I think I shipped the idea of Jim and Sophie more than the actual characters, though they had their moments. Sophie hasn't seen her mother in years. She doesn't get along with her father or stepfamily and feels she's always trying to make her absent scientist mother love her. One day, she gets an urgent email from hr mother, and she hops a plane and flies to Guam, her childhood home. No pilot with take her to the nearby Skin Island, the mysterious and creepy research facility at which Sophie's mother works, save for Sophie's handsome childhood friend, Jim. Jim is pretty chraming and handsome, and Sophie didn't make me want to punch a wall, like Pia did in Origin, so YAY IMPROVEMENT.

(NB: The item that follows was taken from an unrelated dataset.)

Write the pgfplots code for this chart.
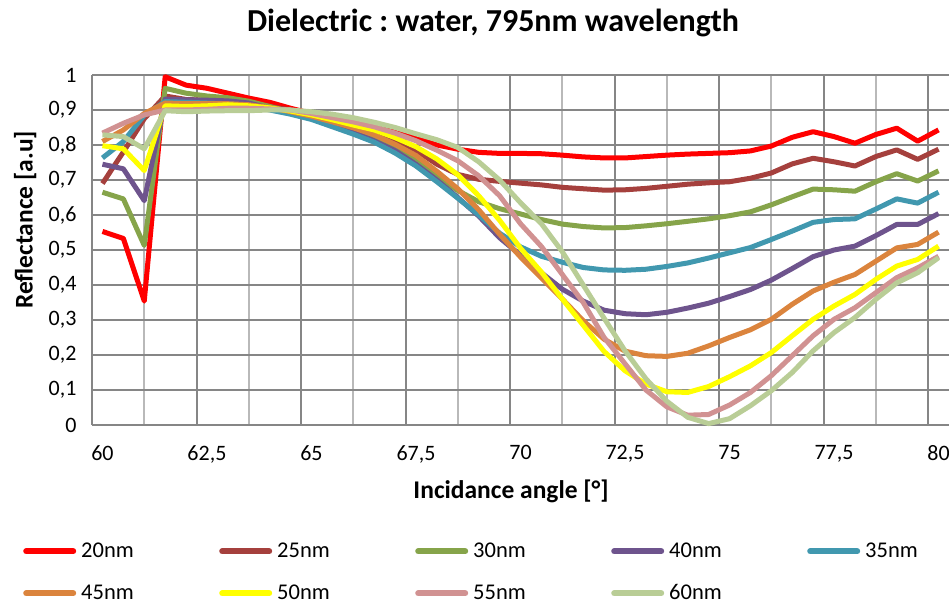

I think Khoury wanted to take their chracters there, but she didn't quite achieve it, and so they sadly left me a bit flat in places. Where Khoury does excell is in concepts, creepiness, and action scenes. Oh, also setting. I adored the feel of these Pacific Islands. Sometimes the writing would feel unpolished, and then all of a sudden she would swing into these descriptive paragraphs painting the color of the sunset or the clouds outside Jim's plane, and I was like damn. Writing. Hello there.
The absolute best thing about this book is the voice and character of Lux, a newborn Vitro with zero life experience (obviously, as she literally only just began living). And unfortunately, that is the one thing I can't tell you about, because the things I love about her are a major spoiler. SAD SAD. I actually really liked the reveal of what the Vitros are and why they are and what they're for. Lux had a really interesting voice and unique arc. Khoury was attempting something very different with her point of view, getting into the mindset of someone with the... um... limitations that a Vitro would have. I was quite impressed with how she pulled it off.
|I wish I could say more, but I CANNOT|
Sophie's relationship with her mother was... eh? Okay? There's growth and an attempt to make me feel, but I mostly shrugged at that one. What I did NOT love was a certain scene between Sophie and Russian business man which I ALSO can't talk about because spoilers. Suffice it to say, it was tremendously convenient and entirely unbelievable.
I think some people are going to love Vitro, and others are going to despise it. Honestly? I very much enjoyed reading it, though I probably shouldn't have, and it definitely left me wanting (particular in the shipping and feeling arenas. I will forgive even the most egregious of plotting/thematic errors if you give me feels).
I think this is one of those books that you're going to have to check out yourself. Mostly, I feel rather in the middle about it. It was a book I enjoyed reading while I was reading it, but it's not going to stick with me for very long.